Die griechischen Bürger, Mitbürger des deutschen Volks im vereinten Europa, haben sich seit Jahrzehnten gelöst von Stereotypen, auf die die Erzkonservativen des europäischen Kontinents bestehen – auch durch ihre apolitische Haltung –, und versuchen, diese wieder aufleben zu lassen. Dabei ignorieren sie den Grundsatz der Geschichte, dass nämlich die radikalen Ansichten und der Populismus in einem Umfeld absoluter Verarmung und faschistisch klingender Meinungen über Politik und Wirtschaft, stark zunehmen.

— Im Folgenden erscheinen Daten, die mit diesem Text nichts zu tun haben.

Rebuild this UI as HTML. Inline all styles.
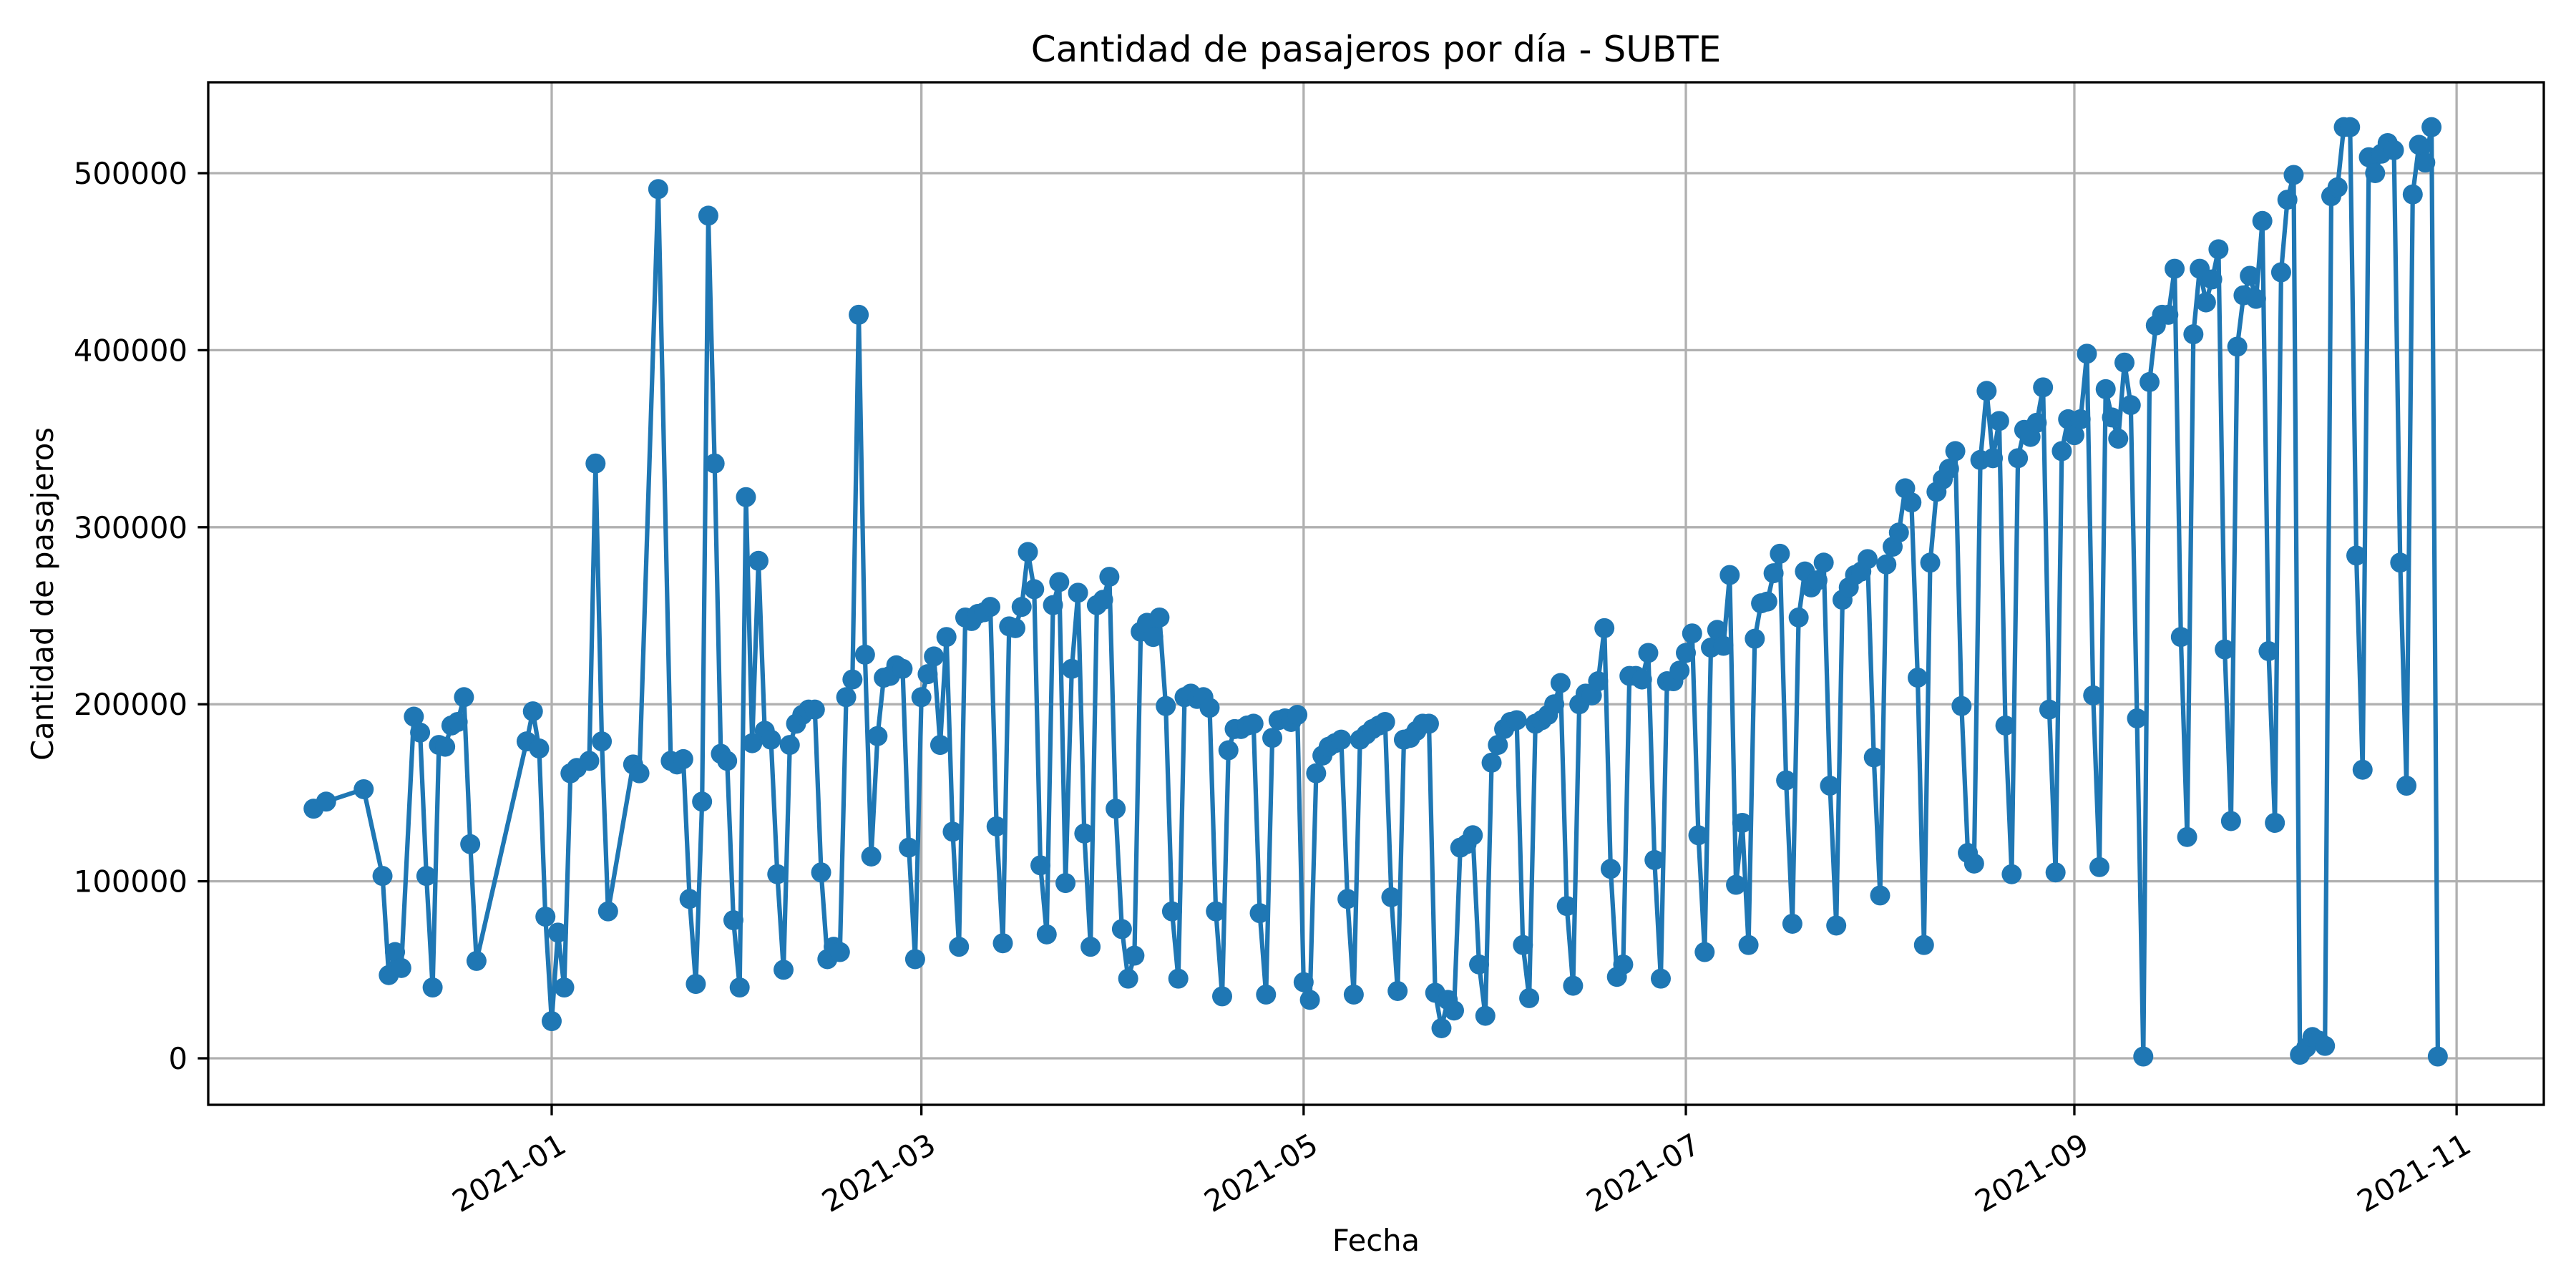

In Peloponnes, in der Region, der ich als Gouverneur diene, werden deutsche Politiker mit freundlichem Schulterklopfen empfangen und deutsche Rentner haben sich entschieden, hier mit ihren griechischen Freunden ihren Lebensabend zu verleben. Mich persönlich verbinden freundschaftliche Beziehungen zu deutschen Kollegen und ich unterhalte mit ihnen eine ausgezeichnete Zusammenarbeit. Meine griechischen Vorfahren haben den Faschismus besiegt und dem deutschen Volk eine zweite Chance gegeben. Wir sollten nicht erlauben, dass zu Lasten unserer Völker Revanche geübt wird. Bietet den Griechen und Griechinnen eine gerechte Vereinbarung: eine schwierige, aber eine mit Perspektive, sonst führt ihr sie in den sicheren Tod, mit unvorhersehbaren Konsequenzen für Deutschland und für Europa.

Petros Tatoulis ist ein griechischer Politiker. Erstmals zog er 1990 für die konservative „Nea Dimokratia“ ins griechische Parlament ein. Heute ist er Gouverneur der Verwaltungsregion Peloponnes.